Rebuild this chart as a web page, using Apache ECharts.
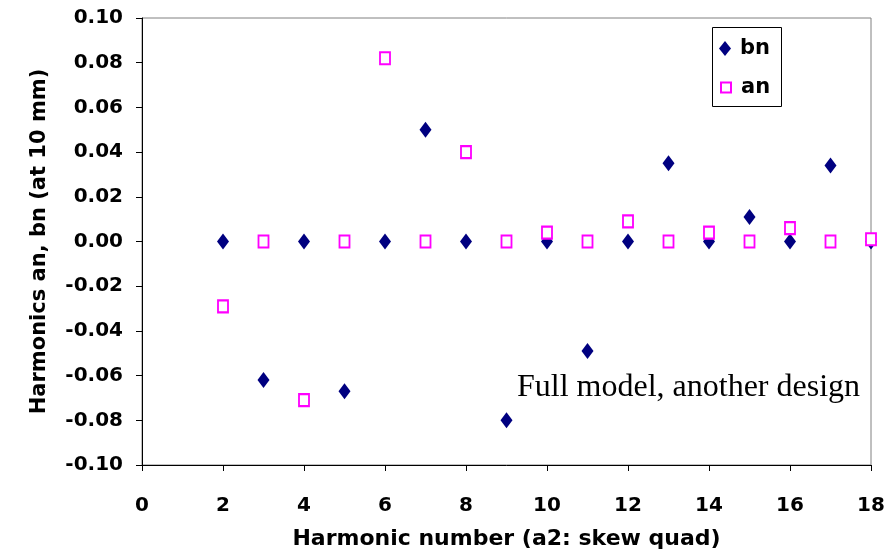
<!DOCTYPE html>
<html><head><meta charset="utf-8">
<script src="https://cdn.jsdelivr.net/npm/echarts@6/dist/echarts.min.js"></script>
<style>html,body{margin:0;padding:0;background:#fff}#c{width:884px;height:550px}</style>
</head><body><div id="c"></div>
<script>
const harmonics = [2,3,4,5,6,7,8,9,10,11,12,13,14,15,16,17,18];
const bnValues = [0,-0.062,0,-0.067,0,0.050,0,-0.080,0,-0.049,0,0.035,0,0.011,0,0.034,0];
const anValues = [-0.029,0,-0.071,0,0.082,0,0.040,0,0.004,0,0.009,0,0.004,0,0.006,0,0.001];
const xTicks = [0,2,4,6,8,10,12,14,16,18];
const yTicks = [-0.10,-0.08,-0.06,-0.04,-0.02,0.00,0.02,0.04,0.06,0.08,0.10];

const chart = echarts.init(document.getElementById('c'), null, {renderer:'canvas'});
const FONT = '"DejaVu Sans", Arial, sans-serif';
const lab = {fontFamily:FONT, fontWeight:'bold', fontSize:20, color:'#000'};
const ttl = {fontFamily:FONT, fontWeight:'bold', fontSize:22, color:'#000'};
chart.setOption({
  animation:false,
  backgroundColor:'#fff',
  grid:{left:142,right:13,top:18,bottom:85,show:true,borderColor:'#808080',borderWidth:1,
        containLabel:false, outerBoundsMode:'none'},
  legend:[
    {orient:'vertical', left:719, top:38, padding:0, itemWidth:12, itemHeight:15, itemGap:8,
     textStyle:Object.assign({}, lab, {fontSize:21, padding:[0,0,0,4]}), data:['bn']},
    {orient:'vertical', left:720, top:77, padding:0, itemWidth:10, itemHeight:10, itemGap:8,
     textStyle:Object.assign({}, lab, {fontSize:21, padding:[0,0,0,5]}), data:['an']}
  ],
  xAxis:{
    type:'value', min:0, max:18, interval:2,
    name:'Harmonic number (a2: skew quad)', nameLocation:'middle', nameGap:63,
    nameTextStyle:Object.assign({}, ttl),
    axisLine:{onZero:false,lineStyle:{color:'#000',width:1}},
    axisTick:{show:true,length:6,lineStyle:{color:'#000'}},
    axisLabel:Object.assign({}, lab, {margin:31, formatter:v=>xTicks.includes(v)?String(v):''}),
    splitLine:{show:false}
  },
  yAxis:{
    type:'value', min:-0.10, max:0.10, interval:0.02,
    name:'Harmonics an, bn (at 10 mm)', nameLocation:'middle', nameGap:92,
    nameTextStyle:Object.assign({}, ttl, {fontSize:21}),
    axisLine:{show:true,onZero:false,lineStyle:{color:'#000',width:1}},
    axisTick:{show:true,length:6,lineStyle:{color:'#000'}},
    axisLabel:Object.assign({}, lab, {margin:19, formatter:v=>{
      const t = yTicks.find(y=>Math.abs(y-v)<1e-9);
      return t===undefined?'':(Math.abs(t)<1e-9?'0.00':t.toFixed(2));
    }}),
    splitLine:{show:false}
  },
  graphic:[
    {type:'rect', left:712, top:27, z:0,
     shape:{width:69, height:79}, style:{fill:'#fff', stroke:'#000', lineWidth:1}},
    {type:'text', x:517, y:388, z:10,
     style:{text:'Full model, another design', font:'32px "Liberation Serif", "Times New Roman", serif', fill:'#000', verticalAlign:'middle'}}
  ],
  series:[
    {name:'bn', type:'scatter', symbol:'diamond', symbolSize:[12,16],
     itemStyle:{color:'#000080', opacity:1}, z:3,
     data:harmonics.map((h,i)=>[h,bnValues[i]])},
    {name:'an', type:'scatter', symbol:'rect', symbolSize:[10,12],
     itemStyle:{color:'#fff', borderColor:'#FF00FF', borderWidth:2, opacity:1}, z:4,
     data:harmonics.map((h,i)=>[h,anValues[i]])}
  ]
});
</script></body></html>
________
Exercise prompt
Omitting all images, print the listing exactly.

Complete response
Rebuild this chart as a web page, using Apache ECharts.
<!DOCTYPE html>
<html><head><meta charset="utf-8">
<script src="https://cdn.jsdelivr.net/npm/echarts@6/dist/echarts.min.js"></script>
<style>html,body{margin:0;padding:0;background:#fff}#c{width:884px;height:550px}</style>
</head><body><div id="c"></div>
<script>
const harmonics = [2,3,4,5,6,7,8,9,10,11,12,13,14,15,16,17,18];
const bnValues = [0,-0.062,0,-0.067,0,0.050,0,-0.080,0,-0.049,0,0.035,0,0.011,0,0.034,0];
const anValues = [-0.029,0,-0.071,0,0.082,0,0.040,0,0.004,0,0.009,0,0.004,0,0.006,0,0.001];
const xTicks = [0,2,4,6,8,10,12,14,16,18];
const yTicks = [-0.10,-0.08,-0.06,-0.04,-0.02,0.00,0.02,0.04,0.06,0.08,0.10];

const chart = echarts.init(document.getElementById('c'), null, {renderer:'canvas'});
const FONT = '"DejaVu Sans", Arial, sans-serif';
const lab = {fontFamily:FONT, fontWeight:'bold', fontSize:20, color:'#000'};
const ttl = {fontFamily:FONT, fontWeight:'bold', fontSize:22, color:'#000'};
chart.setOption({
  animation:false,
  backgroundColor:'#fff',
  grid:{left:142,right:13,top:18,bottom:85,show:true,borderColor:'#808080',borderWidth:1,
        containLabel:false, outerBoundsMode:'none'},
  legend:[
    {orient:'vertical', left:719, top:38, padding:0, itemWidth:12, itemHeight:15, itemGap:8,
     textStyle:Object.assign({}, lab, {fontSize:21, padding:[0,0,0,4]}), data:['bn']},
    {orient:'vertical', left:720, top:77, padding:0, itemWidth:10, itemHeight:10, itemGap:8,
     textStyle:Object.assign({}, lab, {fontSize:21, padding:[0,0,0,5]}), data:['an']}
  ],
  xAxis:{
    type:'value', min:0, max:18, interval:2,
    name:'Harmonic number (a2: skew quad)', nameLocation:'middle', nameGap:63,
    nameTextStyle:Object.assign({}, ttl),
    axisLine:{onZero:false,lineStyle:{color:'#000',width:1}},
    axisTick:{show:true,length:6,lineStyle:{color:'#000'}},
    axisLabel:Object.assign({}, lab, {margin:31, formatter:v=>xTicks.includes(v)?String(v):''}),
    splitLine:{show:false}
  },
  yAxis:{
    type:'value', min:-0.10, max:0.10, interval:0.02,
    name:'Harmonics an, bn (at 10 mm)', nameLocation:'middle', nameGap:92,
    nameTextStyle:Object.assign({}, ttl, {fontSize:21}),
    axisLine:{show:true,onZero:false,lineStyle:{color:'#000',width:1}},
    axisTick:{show:true,length:6,lineStyle:{color:'#000'}},
    axisLabel:Object.assign({}, lab, {margin:19, formatter:v=>{
      const t = yTicks.find(y=>Math.abs(y-v)<1e-9);
      return t===undefined?'':(Math.abs(t)<1e-9?'0.00':t.toFixed(2));
    }}),
    splitLine:{show:false}
  },
  graphic:[
    {type:'rect', left:712, top:27, z:0,
     shape:{width:69, height:79}, style:{fill:'#fff', stroke:'#000', lineWidth:1}},
    {type:'text', x:517, y:388, z:10,
     style:{text:'Full model, another design', font:'32px "Liberation Serif", "Times New Roman", serif', fill:'#000', verticalAlign:'middle'}}
  ],
  series:[
    {name:'bn', type:'scatter', symbol:'diamond', symbolSize:[12,16],
     itemStyle:{color:'#000080', opacity:1}, z:3,
     data:harmonics.map((h,i)=>[h,bnValues[i]])},
    {name:'an', type:'scatter', symbol:'rect', symbolSize:[10,12],
     itemStyle:{color:'#fff', borderColor:'#FF00FF', borderWidth:2, opacity:1}, z:4,
     data:harmonics.map((h,i)=>[h,anValues[i]])}
  ]
});
</script></body></html>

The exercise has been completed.